Friday 7 September 2007

OOXML, ODF, PDF and long term preservation

There's been a lot of talk over the last few days over Microsoft's attempts to get OOXML - basically their new xml based document format set, which includes docx, the new and non backwards compatible document format for word.

Now there's a lot of argument about OOXML and ODF (the open document format used by Open Office among others) as a standard for documents and by implication their long term archiving and accessibility, because let's fac it no one cares very much what format an ephemeral document is in as no one plans to access it three years down the track.

But since the world's gone digital we do care about the electronic documents as they might include important things like contracts, where what you want to be is assured that what you are seeing in 2011 is what you filed in 2007.

This is where thinking about pdf gets to be useful. PDF arose in the days of multiple word processing formats to provide a common, non revisable document format. Basically a pdf file is a munged postscript page description file such as a printer would interpret to put marks on paper. It's good and it works. And Adobe did something remarkable. Even though pdf reamains a proprietary format Adobe published the format specifications, and subsequent revisions and were happy for people to write tools to create and display pdf files. Which is why we have xpdf, preview, ghostscript/gsview, and a number of other third party tools. Adobe reckoned that this would make the format much more widely adopted and that they could make enough out of selling their pdf creation and manipulation tools. Hell, they even give away the viewer for free.

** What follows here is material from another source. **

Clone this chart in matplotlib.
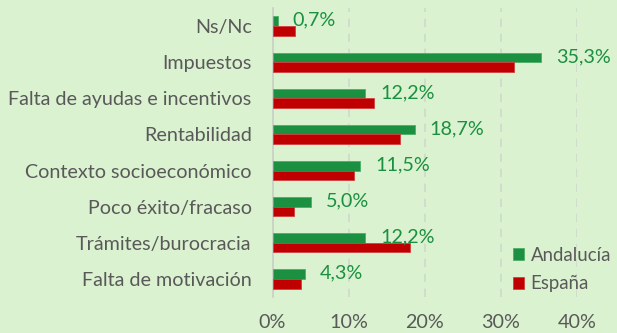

And revision after revision Adobe have continued to do that. And they have published a long term archival version, PDF/A that is essentially PDF 1.3 as the lowest base version universally supported that all their software will always be able to read.

So we end up with a de facto open standard, and a file format we know that can be read even if Adobe was to disappear, and to be frank, we trust Adobe to do the right thing purely because they always have done so in the past. And as a further display of confidence building, Adobe has submitted PDF 1.7 as an ISO document standard, in other words cementing it's status as a publically available and well known format.

So ODF is in a similar position. It's well known, open, documented, and consequently you have a high degree of beleif that it is possible to write a program to parse and manipulate ODF format files. Furthermore it has been adopted as a file format standard providing that degree of assurance as to what ODF compliant means and also for the long term accessibility of files in that standard.

Then we come to OOXML. OOXML is basically Microsoft's response to ODF. As part of their attempt to maintain their market share they are attempting to turn their document formats into a set of standards. Of course by doing this they have to open up their file format and als oy means that they can't tweak and fiddle with the format they way they have done between various version of word say.

The arguement is really about how tight the standard is. Microsoft have a reputation for being assertive in preserving their market share and in the past have tweaked file formats to give their products an advantage. Microsoft's draft standrad has been rejected because of alleged ambiguities in the draft, and the unspoken worry that Microsoft will carry on in their own monopolistic capitalistic ways by exploiting these ambiguities.

If the standard is tightly enough drafted to avoid these loopholes the problem goes away - if Microsoft tweak things, they like any other software manufacturer in the same circumstances would be in breach of standard. It wouldn't matter that they had originally authored the standard.

Of course Microsoft could silence all the critics by adopting ODF but realistically that won't happen.

The bottom line is that people don't trust Microsoft on the basis of past performance and some of their more gross abuses of their monopoly position. That's sad, but that's how it is. It also doesn't mean that Microsoft is intrinsically evil, the computer industry is littered with examples of similar abuses of standards and formats, it's just that Microsoft have been around for longer and have been a bit more blatant in their behaviour.

You might notice that I've never mentioned XML in this piece. That's because it's irrelevant to the discussion. The concern is about how tightly drafted the standard is and how open it is, not how the file format is encoded. The XML-ness of the format is a red herring as is shown by the success of the postscript-like pdf format.